La speranza in Siria. L’incontro dei ragazzi con l’Associazione Pro Terra Sancta
Può esistere la speranza in un paese come la Siria?
È questa la domanda che mi è sorta dopo l’incontro con Andrea Avveduto, scrittore e dipendente dell’associazione Pro Terra Sancta, che noi ragazzi di terza media abbiamo avuto l’occasione di incontrare pochi giorni fa.
Egli lavora appunto in zone come la Siria, la Turchia, Israele (…) poiché questa parte di Medio Oriente sta vivendo un periodo difficile e necessita spesso dell’aiuto di persone come Andrea. Egli ha iniziato mostrandoci la foto di una strada con ai lati montagne di macerie, alcune nascoste dall’erba, altre nel loro grigio più triste. Questa foto, che egli ha scattato in Siria, va metaforicamente a riassumere il ruolo importante che la guerra, oramai scoppiata da dodici anni, e il terremoto, che poco fa ha colpito questa parte di mondo, hanno su questo paese.
“Così non posso più vivere”: l’origine della guerra in Siria
In Siria infatti un duro conflitto rende difficoltosa la vita della popolazione ogni giorno. La causa principale di questa sanguinosa guerra è stato il fatto che la popolazione era soffocata da un duro regime totalitario, quello di Assad, e, avendo bisogno di ossigeno, ha deciso di rivoltarsi ed iniziare una guerra civile, che oggi si è trasformata in un conflitto di interesse tra le grandi potenze mondiali. La scintilla di tutto però è stata la storia di Mohamed Bouazizi, ragazzo tunisino, costretto dalle sue condizioni economiche a fare il venditore ambulante, che dopo l’ennesima umiliazione da parte della polizia decise di darsi fuoco per poi morire pochi giorni dopo pronunciando la famosa frase: “Così non posso più vivere”. Questa frase fu una scintilla che accese le “primavere arabe”, ovvero delle rivoluzioni in vari paesi del nord Africa e del Medio Oriente contro i regimi dittatoriali che opprimevano le popolazioni di queste zone. Le rivolte così arrivarono appunto anche in Siria, ma il regime non riuscì a sopprimerle e per questo iniziò una guerra che ancora ai giorni nostri, per motivi politici, va avanti.
Il terremoto del 6 febbraio 2023
Alla guerra, che causa ed ha causato bombardamenti, morti e distruzione, si aggiunge il terremoto che ha da poco colpito il paese e che lo ha messo ancora più in ginocchio di prima. Le persone sono senza case, senza lavoro, senza soldi a causa dell’inflazione, senza beni primari e senza scuole, ospedali. Dentro alla tragedia della guerra e del terremoto però c’è ancora speranza, la gente sorride, i bambini vogliono andare a scuola e si attaccano anche alle più semplici cose, facendole diventare diamanti preziosi, poiché non hanno niente.
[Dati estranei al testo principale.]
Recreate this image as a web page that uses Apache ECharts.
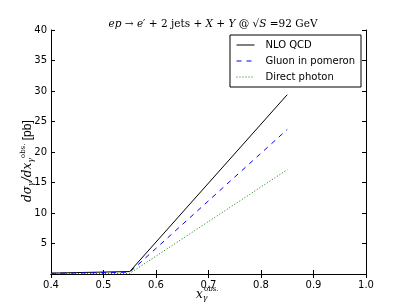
<!DOCTYPE html>
<html><head><meta charset="utf-8">
<script src="https://cdn.jsdelivr.net/npm/echarts@6/dist/echarts.min.js"></script>
<style>html,body{margin:0;padding:0;background:#fff}#c{width:407px;height:305px}</style>
</head><body><div id="c"></div>
<script>
const xValues = [0.4, 0.55, 0.85];
const nloQCD = [0.15, 0.4, 29.4];
const gluonPomeron = [0.1, 0.3, 23.7];
const directPhoton = [0.05, 0.1, 17.1];
const seriesNames = ['NLO QCD', 'Gluon in pomeron', 'Direct photon'];
const xTicks = [0.4, 0.5, 0.6, 0.7, 0.8, 0.9, 1.0];
const yTicks = [5, 10, 15, 20, 25, 30, 35, 40];

const L = 51, R = 41, T = 30, B = 31;
const chart = echarts.init(document.getElementById('c'), null, {renderer: 'canvas'});
const sans = 'DejaVu Sans';
const serif = 'DejaVu Serif';
const pair = (xs, ys) => xs.map((x, i) => [x, ys[i]]);
const axCommon = {
  axisLine: {show: true, lineStyle: {color: '#000', width: 1}},
  axisTick: {show: true, inside: true, length: 4, lineStyle: {color: '#000'}},
  splitLine: {show: false}
};
chart.setOption({
  animation: false,
  grid: {left: L, right: R, top: T, bottom: B, containLabel: false},
  title: {
    text: '{i|ep} → {i|e}′ + 2 jets + {i|X} + {i|Y} @ √{o|S} =92 GeV',
    left: 208, top: 14, textAlign: 'center',
    textStyle: {fontFamily: serif, fontSize: 10.5, fontWeight: 'normal', color: '#000',
      rich: {i: {fontFamily: serif, fontStyle: 'italic', fontSize: 10.5}, o: {fontFamily: serif, fontStyle: 'italic', fontSize: 10.5}}}
  },
  legend: {
    data: seriesNames, orient: 'vertical', right: 46, top: 35,
    backgroundColor: '#fff', borderColor: '#000', borderWidth: 1, borderRadius: 0,
    padding: [5, 6, 5, 6], itemGap: 6, itemWidth: 18, itemHeight: 10,
    itemStyle: {color: 'rgba(0,0,0,0)', borderWidth: 0},
    lineStyle: {width: 1},
    textStyle: {fontFamily: sans, fontSize: 10, color: '#000', padding: [0, 0, 0, 6]}
  },
  xAxis: [
    Object.assign({type: 'value', min: 0.4, max: 1.0, interval: 0.1, position: 'bottom',
      axisLabel: {fontFamily: sans, fontSize: 10, color: '#000', margin: 6,
        formatter: v => xTicks.some(t => Math.abs(t - v) < 1e-9) ? v.toFixed(1) : ''}}, axCommon),
    Object.assign({type: 'value', min: 0.4, max: 1.0, interval: 0.1, position: 'top',
      axisLabel: {show: false}}, axCommon)
  ],
  yAxis: [
    Object.assign({type: 'value', min: 0, max: 40, interval: 5, position: 'left',
      axisLabel: {fontFamily: sans, fontSize: 10, color: '#000', margin: 4,
        formatter: v => yTicks.includes(v) ? String(v) : ''}}, axCommon),
    Object.assign({type: 'value', min: 0, max: 40, interval: 5, position: 'right',
      axisLabel: {show: false}}, axCommon)
  ],
  graphic: [
    {type: 'text', left: 196, top: 289, style: {
      text: '{i|x}{s|γ}', rich: {i: {fontFamily: serif, fontStyle: 'italic', fontSize: 12}, s: {fontFamily: serif, fontStyle: 'italic', fontSize: 8, padding: [6, 0, 0, 0]}}}},
    {type: 'text', left: 204, top: 286, style: {text: 'obs.', font: '7px "DejaVu Serif"', fill: '#000'}},
    {type: 'text', x: 20, y: 202, rotation: Math.PI / 2, style: {
      text: '{i|dσ}{s|γ}{i|/dx}{s|γ}{u|obs.} [pb]',
      fill: '#000',
      rich: {
        i: {fontFamily: serif, fontStyle: 'italic', fontSize: 12},
        s: {fontFamily: serif, fontStyle: 'italic', fontSize: 8, padding: [6, 0, 0, 0]},
        u: {fontFamily: serif, fontSize: 7, padding: [0, 0, 8, 0]}
      }}}
  ],
  series: [
    {name: seriesNames[0], type: 'line', data: pair(xValues, nloQCD), showSymbol: false, symbol: 'none',
      lineStyle: {color: '#000', width: 1}, itemStyle: {color: '#000'}},
    {name: seriesNames[1], type: 'line', data: pair(xValues, gluonPomeron), showSymbol: false, symbol: 'none',
      lineStyle: {color: '#0000ff', width: 1, type: [5, 5]}, itemStyle: {color: '#0000ff'}},
    {name: seriesNames[2], type: 'line', data: pair(xValues, directPhoton), showSymbol: false, symbol: 'none',
      lineStyle: {color: '#008000', width: 1, type: [1, 2]}, itemStyle: {color: '#008000'}}
  ]
});
</script></body></html>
La guerra però purtroppo non finisce perché ogni stato vuole un suo pezzo del paese, perché la pace si trova a partire da qualcosa di più grande della propria idea, come il bene della gente; la guerra la vincono gli eserciti ma la vera vittoria è un’altra questione.
Segni di speranza
Riprendendo però la domanda iniziale, la risposta è che parlare di speranza è difficile, ma quello che cambia queste persone è proprio la speranza. È speranza l’iniziativa del “pulmino della vita” che cerca di insegnare ai bambini della periferia di Aleppo le basi dell’istruzione, perché quando dilaga l’ignoranza, ci si attacca a quello che ci viene dato, che magari è qualcosa di sbagliato, poiché non si ha nulla, e il rischio è che i giovani si facciano trascinare dagli estremisti.
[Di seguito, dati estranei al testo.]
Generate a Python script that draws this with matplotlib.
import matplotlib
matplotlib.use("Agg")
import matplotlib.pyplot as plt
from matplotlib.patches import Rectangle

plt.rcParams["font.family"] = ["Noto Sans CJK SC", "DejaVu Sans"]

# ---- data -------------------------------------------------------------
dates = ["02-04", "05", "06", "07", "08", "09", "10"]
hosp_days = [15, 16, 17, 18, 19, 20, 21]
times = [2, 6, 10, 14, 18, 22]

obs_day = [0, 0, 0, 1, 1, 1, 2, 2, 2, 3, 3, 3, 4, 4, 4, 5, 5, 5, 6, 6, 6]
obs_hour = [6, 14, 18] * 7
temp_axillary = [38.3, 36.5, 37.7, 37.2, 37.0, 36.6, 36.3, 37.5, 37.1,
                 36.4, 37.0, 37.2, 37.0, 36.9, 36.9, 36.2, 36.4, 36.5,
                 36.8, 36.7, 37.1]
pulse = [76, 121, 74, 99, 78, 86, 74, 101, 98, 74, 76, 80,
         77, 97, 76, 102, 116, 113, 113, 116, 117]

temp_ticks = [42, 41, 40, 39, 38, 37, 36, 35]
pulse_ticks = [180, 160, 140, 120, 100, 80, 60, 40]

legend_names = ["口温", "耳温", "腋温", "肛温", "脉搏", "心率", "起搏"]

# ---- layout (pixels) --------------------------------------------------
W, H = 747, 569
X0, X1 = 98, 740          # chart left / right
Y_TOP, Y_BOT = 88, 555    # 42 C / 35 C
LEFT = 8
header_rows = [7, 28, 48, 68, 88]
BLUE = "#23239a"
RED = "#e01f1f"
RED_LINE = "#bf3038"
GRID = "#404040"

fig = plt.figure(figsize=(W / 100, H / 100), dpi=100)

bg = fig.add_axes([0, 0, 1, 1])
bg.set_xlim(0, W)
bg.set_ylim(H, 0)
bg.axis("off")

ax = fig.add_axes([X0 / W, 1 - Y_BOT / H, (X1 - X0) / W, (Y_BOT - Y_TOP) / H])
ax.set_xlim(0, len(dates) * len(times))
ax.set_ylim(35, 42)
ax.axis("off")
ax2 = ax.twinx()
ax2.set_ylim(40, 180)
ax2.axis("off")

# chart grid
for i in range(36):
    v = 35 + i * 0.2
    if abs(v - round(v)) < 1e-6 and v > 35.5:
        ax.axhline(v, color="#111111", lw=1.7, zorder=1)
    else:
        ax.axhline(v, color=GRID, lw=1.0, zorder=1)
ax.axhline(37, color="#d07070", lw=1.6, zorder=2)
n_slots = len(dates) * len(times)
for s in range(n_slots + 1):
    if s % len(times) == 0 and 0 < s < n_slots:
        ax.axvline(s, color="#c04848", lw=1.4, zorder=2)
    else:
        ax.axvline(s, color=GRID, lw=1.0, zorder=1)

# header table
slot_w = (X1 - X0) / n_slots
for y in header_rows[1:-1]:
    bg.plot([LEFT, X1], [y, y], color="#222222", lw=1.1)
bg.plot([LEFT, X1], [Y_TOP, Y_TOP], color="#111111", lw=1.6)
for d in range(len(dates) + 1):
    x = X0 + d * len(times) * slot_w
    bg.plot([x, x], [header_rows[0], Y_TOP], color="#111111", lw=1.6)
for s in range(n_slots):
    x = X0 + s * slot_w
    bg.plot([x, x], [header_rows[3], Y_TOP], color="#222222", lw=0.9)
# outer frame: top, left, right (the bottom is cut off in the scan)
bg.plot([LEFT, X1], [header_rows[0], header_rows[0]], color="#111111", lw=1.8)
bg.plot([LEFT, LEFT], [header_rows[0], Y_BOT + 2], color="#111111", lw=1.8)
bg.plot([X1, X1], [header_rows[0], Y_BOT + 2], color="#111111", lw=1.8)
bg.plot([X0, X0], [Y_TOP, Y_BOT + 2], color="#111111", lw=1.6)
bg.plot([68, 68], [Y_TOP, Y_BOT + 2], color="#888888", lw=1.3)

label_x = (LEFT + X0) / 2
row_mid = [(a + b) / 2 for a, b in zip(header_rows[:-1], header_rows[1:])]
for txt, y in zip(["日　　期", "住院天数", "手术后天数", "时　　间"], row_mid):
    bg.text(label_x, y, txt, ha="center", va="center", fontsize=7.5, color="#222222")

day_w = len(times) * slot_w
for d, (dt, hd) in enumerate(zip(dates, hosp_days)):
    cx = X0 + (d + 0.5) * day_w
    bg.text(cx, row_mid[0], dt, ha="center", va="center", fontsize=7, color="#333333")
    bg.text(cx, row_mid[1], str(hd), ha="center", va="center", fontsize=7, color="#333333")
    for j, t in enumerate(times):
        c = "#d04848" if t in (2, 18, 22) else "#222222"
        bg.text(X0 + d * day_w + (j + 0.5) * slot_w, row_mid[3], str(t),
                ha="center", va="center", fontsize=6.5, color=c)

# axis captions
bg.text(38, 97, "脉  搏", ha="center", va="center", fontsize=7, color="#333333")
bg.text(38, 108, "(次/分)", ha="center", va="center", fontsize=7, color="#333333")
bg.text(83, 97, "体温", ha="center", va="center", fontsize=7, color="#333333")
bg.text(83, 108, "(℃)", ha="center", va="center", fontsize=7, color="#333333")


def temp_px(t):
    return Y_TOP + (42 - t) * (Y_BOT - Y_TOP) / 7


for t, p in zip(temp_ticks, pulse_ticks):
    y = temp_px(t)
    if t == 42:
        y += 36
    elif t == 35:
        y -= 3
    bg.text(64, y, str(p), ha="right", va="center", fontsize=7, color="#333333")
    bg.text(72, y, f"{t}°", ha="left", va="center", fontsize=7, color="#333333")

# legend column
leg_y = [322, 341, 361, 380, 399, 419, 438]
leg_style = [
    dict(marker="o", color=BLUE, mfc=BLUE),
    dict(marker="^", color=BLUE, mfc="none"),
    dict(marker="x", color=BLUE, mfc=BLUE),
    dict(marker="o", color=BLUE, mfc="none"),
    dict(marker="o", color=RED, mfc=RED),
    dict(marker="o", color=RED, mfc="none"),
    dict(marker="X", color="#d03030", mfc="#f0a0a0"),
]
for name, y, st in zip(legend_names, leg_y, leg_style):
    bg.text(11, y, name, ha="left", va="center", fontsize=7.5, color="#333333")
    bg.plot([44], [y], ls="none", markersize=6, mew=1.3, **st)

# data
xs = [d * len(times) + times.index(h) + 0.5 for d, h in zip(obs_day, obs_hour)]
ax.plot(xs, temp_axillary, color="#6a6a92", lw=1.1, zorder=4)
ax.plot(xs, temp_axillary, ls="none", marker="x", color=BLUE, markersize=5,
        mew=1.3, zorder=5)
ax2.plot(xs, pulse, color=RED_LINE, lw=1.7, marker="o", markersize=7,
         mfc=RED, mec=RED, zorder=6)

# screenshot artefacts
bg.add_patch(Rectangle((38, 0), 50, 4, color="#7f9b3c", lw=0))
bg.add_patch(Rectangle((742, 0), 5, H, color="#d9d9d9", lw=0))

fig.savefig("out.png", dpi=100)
La speranza c’è, e questo mi stupisce: un ragazzo della mia età in Siria ha i miei stessi desideri, magari anche più semplici, poiché noi siamo fortunati e abbiamo anche troppo, e riesce a sperare anche in una situazione dove la speranza o la felicità sono difficili da trovare. Il mondo è più grande delle nostre quattro mura, e sono grato di aver avuto l’opportunità di sentire la testimonianza di un uomo che ha vissuto sulla sua pelle ciò che ci ha raccontato.